New Jersey's Republican Governor Chris Christie, a prominent ally in Donald Trump's race to become president, in July temporarily shut down US$2.7 billion worth of New Jersey Transit projects in a political dispute with state Democrats.

His transportation official denied any culpability in Thursday's crash, saying that no safety or maintenance expense had been affected.

But New Jersey Transit, which ferries hundreds of thousands of commuters to and from work each week, has suffered from poor investment for years.

A federal law passed in 2008 required rail companies to adopt Positive Train Control, a technology designed to help prevent accidents, by the end of 2015.

The date was then pushed back to 2018, but with the technology expensive and state budgets tight, many parts of the country are still lagging behind.

The system slows a train automatically if the conductor does not abide by signals or the mandated speed limit.

But it has yet to be installed on any New Jersey trains or track segments, and no staff have been trained how to use it, according to an NJ Transit report filed two weeks ago with the department of transportation, the Daily News reported.

The vice president of the National Transportation Safety Board, while refusing to speculate on the causes of Thursday's crash, confirmed that investigators would examine what role the system could have played in this case.

Speeding was the cause of both an Amtrak derailment in Philadelphia in 2015 that killed eight people and wounded 200 others and the Metro-North crash in New York in Dec 2013 which killed four people and wounded 67.

Robert Halstead, a railroad accident reconstruction specialist based in Syracuse, New York, told AFP that around half the country has so far adopted the Positive Train Control technology, with California the most advanced.

"The problem is the cost: It costs between US$75,000 and US$100,0000 to equip one single locomotive.

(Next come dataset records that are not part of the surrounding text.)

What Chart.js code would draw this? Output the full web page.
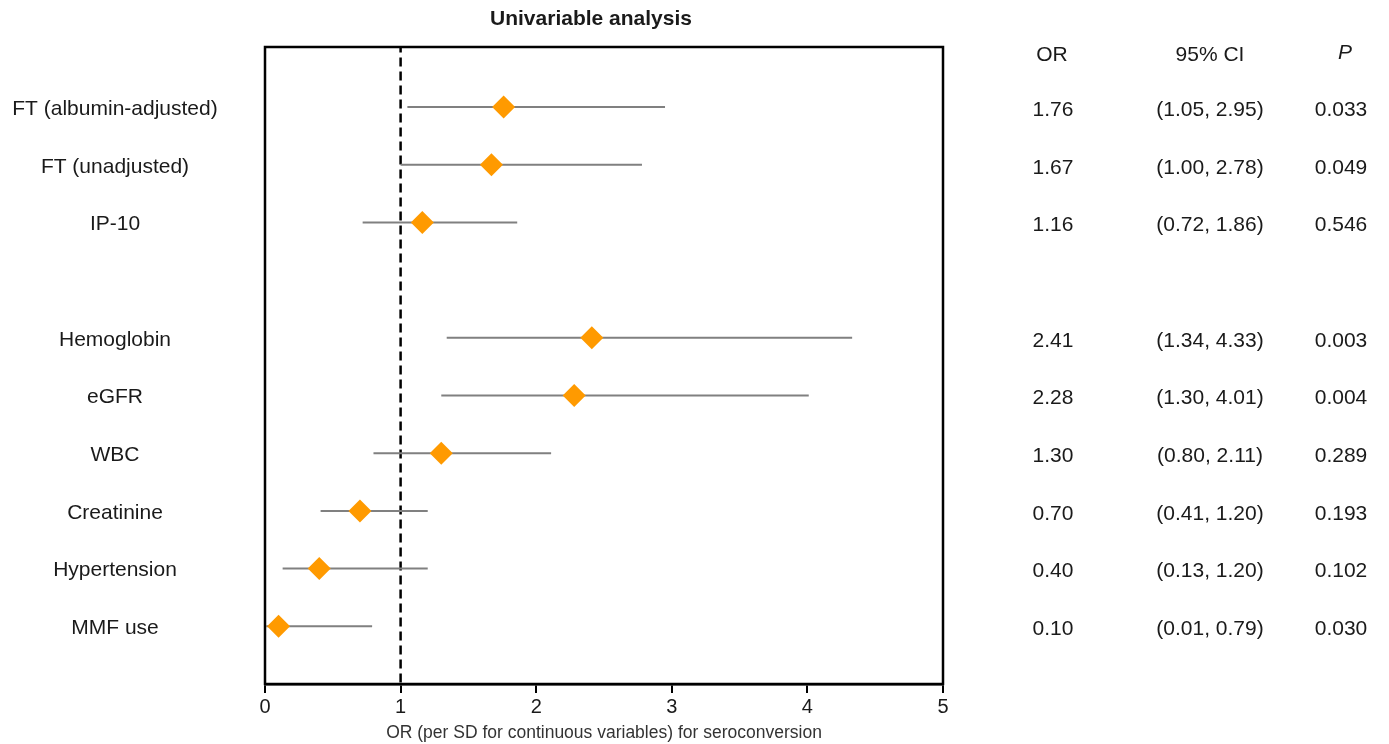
<!DOCTYPE html>
<html>
<head>
<meta charset="utf-8">
<script src="https://cdn.jsdelivr.net/npm/chart.js@4.4.0/dist/chart.umd.min.js"></script>
<style>
  html, body { margin: 0; padding: 0; background: #fff; }
  #wrap { width: 1389px; height: 744px; position: relative; }
</style>
</head>
<body>
<div id="wrap"><canvas id="c" width="1389" height="744"></canvas></div>
<script>
// ---- data ----
const labels = ["FT (albumin-adjusted)", "FT (unadjusted)", "IP-10", "", "Hemoglobin", "eGFR", "WBC", "Creatinine", "Hypertension", "MMF use"];
const orValues = [1.76, 1.67, 1.16, null, 2.41, 2.28, 1.30, 0.70, 0.40, 0.10];
const ciLow    = [1.05, 1.00, 0.72, null, 1.34, 1.30, 0.80, 0.41, 0.13, 0.01];
const ciHigh   = [2.95, 2.78, 1.86, null, 4.33, 4.01, 2.11, 1.20, 1.20, 0.79];
const orText   = ["1.76", "1.67", "1.16", "", "2.41", "2.28", "1.30", "0.70", "0.40", "0.10"];
const ciText   = ["(1.05, 2.95)", "(1.00, 2.78)", "(0.72, 1.86)", "", "(1.34, 4.33)", "(1.30, 4.01)", "(0.80, 2.11)", "(0.41, 1.20)", "(0.13, 1.20)", "(0.01, 0.79)"];
const pText    = ["0.033", "0.049", "0.546", "", "0.003", "0.004", "0.289", "0.193", "0.102", "0.030"];
const xTicks   = [0, 1, 2, 3, 4, 5];
const refLine  = 1;

const FONT = "'Liberation Sans', Arial, sans-serif";
const TXT = '#1a1a1a';

// build datasets
const ciPoints = [];
labels.forEach((l, i) => {
  if (orValues[i] === null) return;
  ciPoints.push({x: ciLow[i], y: i});
  ciPoints.push({x: ciHigh[i], y: i});
  ciPoints.push({x: null, y: null});
});
const orPoints = [];
labels.forEach((l, i) => { if (orValues[i] !== null) orPoints.push({x: orValues[i], y: i}); });

const textPlugin = {
  id: 'textPlugin',
  afterDraw(chart) {
    const {ctx, chartArea, scales} = chart;
    const y = scales.y;
    ctx.save();
    // frame
    ctx.strokeStyle = '#000';
    ctx.lineWidth = 2.5;
    ctx.strokeRect(chartArea.left, chartArea.top, chartArea.right - chartArea.left, chartArea.bottom - chartArea.top);
    ctx.fillStyle = TXT;
    ctx.textBaseline = 'middle';
    ctx.textAlign = 'center';
    // title
    ctx.font = "bold 21px " + FONT;
    ctx.fillText("Univariable analysis", 591, 19);
    // headers
    ctx.font = "21px " + FONT;
    ctx.fillText("OR", 1052, 55);
    ctx.fillText("95% CI", 1210, 55);
    ctx.font = "italic 21px " + FONT;
    ctx.fillText("P", 1345, 53);
    ctx.font = "21px " + FONT;
    labels.forEach((l, i) => {
      const py = y.getPixelForValue(i);
      ctx.fillText(l, 115, py + 2);
      ctx.fillText(orText[i], 1053, py + 3);
      ctx.fillText(ciText[i], 1210, py + 3);
      ctx.fillText(pText[i], 1341, py + 3);
    });
    ctx.restore();
  }
};

new Chart(document.getElementById('c'), {
  type: 'scatter',
  data: {
    datasets: [
      {
        label: 'ref',
        data: [{x: refLine, y: -1.1}, {x: refLine, y: 10}],
        showLine: true,
        borderColor: '#000',
        borderWidth: 2.5,
        borderDash: [9, 5],
        pointRadius: 0,
        order: 3
      },
      {
        label: 'CI',
        data: ciPoints,
        showLine: true,
        spanGaps: false,
        borderColor: '#808080',
        borderWidth: 2,
        pointRadius: 0,
        order: 2
      },
      {
        label: 'OR',
        data: orPoints,
        pointStyle: 'rectRot',
        pointRadius: 11.5,
        pointHoverRadius: 11.5,
        backgroundColor: '#ff9a00',
        borderColor: '#ff9a00',
        borderWidth: 0,
        order: 1
      }
    ]
  },
  options: {
    responsive: false,
    animation: false,
    events: [],
    layout: { padding: { left: 265, right: 446, top: 47, bottom: 0 } },
    plugins: { legend: { display: false }, tooltip: { enabled: false }, title: { display: false } },
    scales: {
      x: {
        type: 'linear',
        min: 0, max: 5,
        afterBuildTicks(axis) { axis.ticks = xTicks.map(v => ({value: v})); },
        grid: { display: true, drawOnChartArea: false, drawTicks: true, tickLength: 9, color: '#000', lineWidth: 2 },
        border: { display: true, color: '#000', width: 2.5 },
        ticks: { color: TXT, font: { family: FONT, size: 20 }, padding: 2, maxRotation: 0 },
        title: { display: true, text: 'OR (per SD for continuous variables) for seroconversion', color: '#333', font: { family: FONT, size: 17.5 }, padding: { top: 2, bottom: 0 } }
      },
      y: {
        type: 'linear',
        reverse: true,
        min: -1.04, max: 10,
        display: false
      }
    }
  },
  plugins: [textPlugin]
});
</script>
</body>
</html>
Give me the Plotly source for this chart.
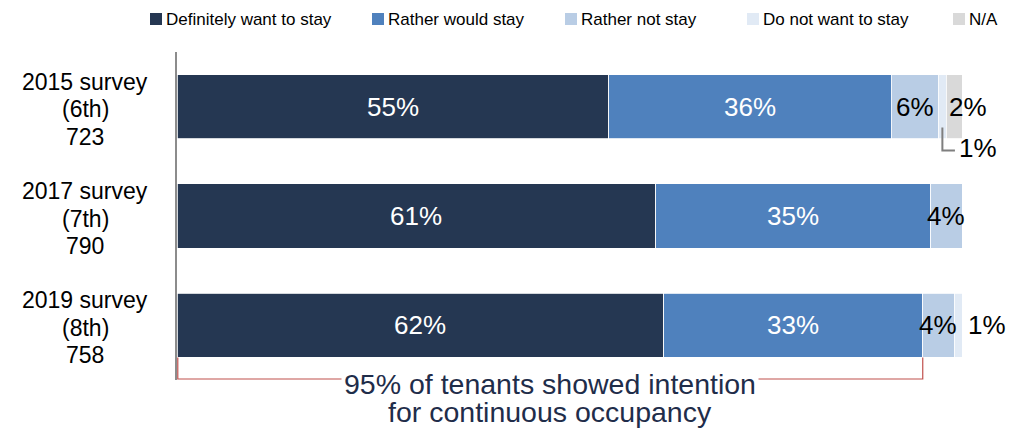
import plotly.graph_objects as go

# Survey rows (top to bottom)
surveys = ["2015 survey", "2017 survey", "2019 survey"]
editions = ["(6th)", "(7th)", "(8th)"]
respondents = [723, 790, 758]

# Answer categories and their shares (%)
series_names = ["Definitely want to stay", "Rather would stay", "Rather not stay",
                "Do not want to stay", "N/A"]
definitely_stay = [55, 61, 62]
rather_stay = [36, 35, 33]
rather_not_stay = [6, 4, 4]
not_stay = [1, 0, 1]
not_answered = [2, 0, 0]

series_values = [definitely_stay, rather_stay, rather_not_stay, not_stay, not_answered]
series_colors = ["#253752", "#4f81bd", "#b9cde5", "#e1eaf5", "#d9d9d9"]

FONT = "Liberation Sans, Arial, sans-serif"
BAR_WIDTH = 0.587

# Plot-area geometry in pixels
W, H = 1017, 428
ML, MR, MT, MB = 177, 55, 52, 48
PW, PH = W - ML - MR, H - MT - MB
N_ROWS = len(surveys)
X_MAX = 100


def px_x(px):
    return (px - ML) / PW


def px_y(py):
    return (H - MB - py) / PH


rows = list(range(N_ROWS))

fig = go.Figure()
for name, vals, col in zip(series_names, series_values, series_colors):
    fig.add_trace(go.Bar(
        y=rows, x=vals, name=name, orientation="h", width=BAR_WIDTH,
        marker=dict(color=col, line=dict(color="white", width=0.8)),
        showlegend=False, hoverinfo="x+name",
    ))

annotations = []
shapes = []

# Segment labels
for r in rows:
    start = 0
    for k, vals in enumerate(series_values):
        v = vals[r]
        mid = start + v / 2
        txt = f"{v}%"
        base = dict(y=r, xref="x", yref="y", showarrow=False,
                    font=dict(family=FONT, size=26,
                              color="white" if k < 2 else "black"))
        if v > 0:
            if k < 3:
                annotations.append(dict(base, x=mid, text=txt, xanchor="center"))
            elif k == 4:
                # N/A label sits from the segment start outward
                annotations.append(dict(base, x=start, text=txt, xanchor="left", xshift=1))
            elif k == 3:
                if start + v >= X_MAX:
                    # last segment: label to the right of the bar
                    annotations.append(dict(base, x=start + v, text=txt,
                                            xanchor="left", xshift=4))
                else:
                    # small inner segment: label below with a leader line
                    shapes.append(dict(
                        type="path", xref="x", yref="y",
                        path=f"M {mid},{r + 0.19} L {mid},{r + 0.40} L 99.1,{r + 0.40}",
                        line=dict(color="#7f7f7f", width=2)))
                    annotations.append(dict(base, x=99.3, y=r + 0.38, text=txt,
                                            xanchor="left"))
        start += v

# Row labels
for r in rows:
    for line, shift in zip([surveys[r], editions[r], str(respondents[r])], [25, -2.5, -30]):
        annotations.append(dict(
            x=0, xref="paper", xshift=-92, y=r, yref="y", yshift=shift,
            text=line, showarrow=False, xanchor="center", yanchor="middle",
            font=dict(family=FONT, size=23, color="black")))

# Bracket under the two "stay" segments of the latest survey (paper coords so it is not clipped)
last = rows[-1]
stay_total = definitely_stay[last] + rather_stay[last]
bar_bottom = (N_ROWS - 0.5 - (last + BAR_WIDTH / 2)) / N_ROWS
bracket_y = px_y(379)
bx1 = stay_total / X_MAX
shapes.append(dict(
    type="path", xref="paper", yref="paper",
    path=(f"M 0.001,{bar_bottom} L 0.001,{bracket_y} L {bx1},{bracket_y} "
          f"L {bx1},{bar_bottom}"),
    line=dict(color="#c0504d", width=1.2)))
annotations.append(dict(
    x=stay_total / 2, xref="x", y=0, yref="paper", yshift=-4,
    text=f"{stay_total}% of tenants showed intention", showarrow=False,
    xanchor="center", yanchor="middle", bgcolor="white", borderpad=2,
    font=dict(family=FONT, size=28.5, color="#1f2d4a")))
annotations.append(dict(
    x=stay_total / 2, xref="x", y=0, yref="paper", yshift=-32,
    text="for continuous occupancy", showarrow=False,
    xanchor="center", yanchor="middle",
    font=dict(family=FONT, size=28.5, color="#1f2d4a")))

# Legend row
legend_left = [150, 372, 565, 747, 953]
for name, col, lx in zip(series_names, series_colors, legend_left):
    shapes.append(dict(type="rect", xref="paper", yref="paper",
                       x0=px_x(lx), x1=px_x(lx + 12), y0=px_y(25), y1=px_y(13),
                       fillcolor=col, line=dict(width=0)))
    annotations.append(dict(
        x=px_x(lx + 14), xref="paper", y=px_y(19), yref="paper",
        text=name, showarrow=False, xanchor="left", yanchor="middle",
        font=dict(family=FONT, size=17, color="black")))

fig.update_layout(
    width=W, height=H,
    barmode="stack",
    margin=dict(l=ML, r=MR, t=MT, b=MB),
    paper_bgcolor="white", plot_bgcolor="white",
    xaxis=dict(range=[0, X_MAX], visible=False, fixedrange=True),
    yaxis=dict(range=[N_ROWS - 0.5, -0.5], showticklabels=False, showgrid=False,
               zeroline=False, showline=True, linecolor="#8c8c8c", linewidth=2,
               ticks="", fixedrange=True),
    annotations=annotations,
    shapes=shapes,
    showlegend=False,
)

fig.write_html("out.html")
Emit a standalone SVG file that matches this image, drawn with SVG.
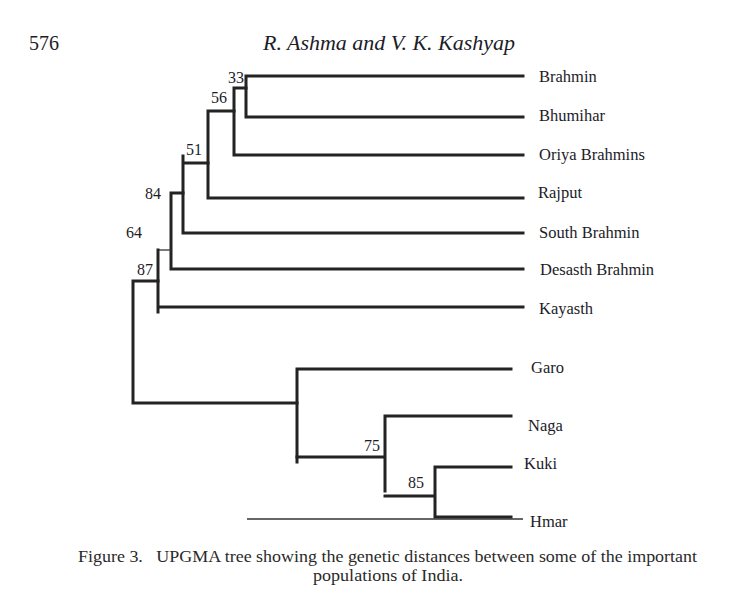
<svg xmlns="http://www.w3.org/2000/svg" width="751" height="604" viewBox="0 0 751 604">
<style>
.e{stroke:#232323;stroke-width:3;fill:none;stroke-linecap:square}
.t{stroke:#333;stroke-width:1.3;fill:none}
text{font-family:"Liberation Serif","Times New Roman",serif;fill:#1c1c28}
.lb{font-size:16.5px}
.bs{font-size:16px}
.hd{font-size:21px}
.cp{font-size:16.5px;fill:#2a2a2a}
</style>
<rect width="751" height="604" fill="#fff"/>
<g id="header">
<text class="hd" x="29" y="50" textLength="30" lengthAdjust="spacingAndGlyphs">576</text>
<text class="hd" x="263" y="50" font-style="italic" textLength="252" lengthAdjust="spacingAndGlyphs">R. Ashma and V. K. Kashyap</text>
</g>
<g id="connectors">
<path class="e" d="M246 76V117M246 76H523M246 117H523"/>
<path class="e" d="M234 88H246M234 88V155M234 155H523"/>
<path class="e" d="M208 111H234M208 111V198M208 198H523"/>
<path class="e" d="M183 163H208M183 156V233M183 233H523"/>
<path class="e" d="M171 193H183M171 193V269M171 269H523"/>
<path class="t" d="M158 250H171"/>
<path class="e" d="M158 250V312M158 307H523"/>
<path class="e" d="M133 281H158M133 281V403M133 403H297"/>
<path class="e" d="M297 369V462M297 369H511"/>
<path class="e" d="M297 457H385M385 416V491M385 416H511"/>
<path class="e" d="M385 496H435M435 467V517M435 467H511M435 517H511"/>
<path class="t" d="M247 519H523"/>
</g>
<g id="bootstrap">
<text class="bs" x="228" y="83">33</text>
<text class="bs" x="211" y="103">56</text>
<text class="bs" x="186" y="155">51</text>
<text class="bs" x="145" y="199">84</text>
<text class="bs" x="126" y="238">64</text>
<text class="bs" x="137" y="275">87</text>
<text class="bs" x="364" y="451">75</text>
<text class="bs" x="408" y="488">85</text>
</g>
<g id="n-brahmin"><text class="lb" x="539" y="82">Brahmin</text></g>
<g id="n-bhumihar"><text class="lb" x="539" y="121">Bhumihar</text></g>
<g id="n-oriya"><text class="lb" x="539" y="160">Oriya Brahmins</text></g>
<g id="n-rajput"><text class="lb" x="538" y="198">Rajput</text></g>
<g id="n-south"><text class="lb" x="539" y="238">South Brahmin</text></g>
<g id="n-desasth"><text class="lb" x="540" y="275">Desasth Brahmin</text></g>
<g id="n-kayasth"><text class="lb" x="539" y="314">Kayasth</text></g>
<g id="n-garo"><text class="lb" x="531" y="373">Garo</text></g>
<g id="n-naga"><text class="lb" x="528" y="431">Naga</text></g>
<g id="n-kuki"><text class="lb" x="524" y="469">Kuki</text></g>
<g id="n-hmar"><text class="lb" x="530" y="527">Hmar</text></g>
<g id="caption">
<text class="cp" x="78" y="562" textLength="619" lengthAdjust="spacingAndGlyphs" xml:space="preserve">Figure 3.   UPGMA tree showing the genetic distances between some of the important</text>
<text class="cp" x="313" y="581" textLength="150" lengthAdjust="spacingAndGlyphs">populations of India.</text>
</g>
</svg>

Then there is the cost of equipping the line," he said.

"Nationwide the cost to equip everything with PTC is US$10-US$15 billion - and that is money taken out of the maintenance budget," he said.

But if funding is one problem, another constraint is the plethora of railroad companies, which use different types of locomotives and different communication protocols, which need to be standardised.

Trains in the United States generally move more slowly than in Europe. One reason is that the cars are heavier, because the standard for crash worthiness is actually higher in America, Mr Halstead said.

But unlike in Europe, few US lines are dedicated passenger routes. Instead they are most often shared with freight - meaning that the lines wear out more quickly and require more maintenance.

Despite a small increase since 2009, the International Transport Forum of the Organization for Economic Cooperation and Development showed that the United States lagged far behind Europe and Japan in terms of rail investment.

The US invested less than 0.1 per cent of its GDP in rail systems in 2013 - a quarter of what was spent by Britain and one sixth of the investments by France and Australia, The New York Times reported.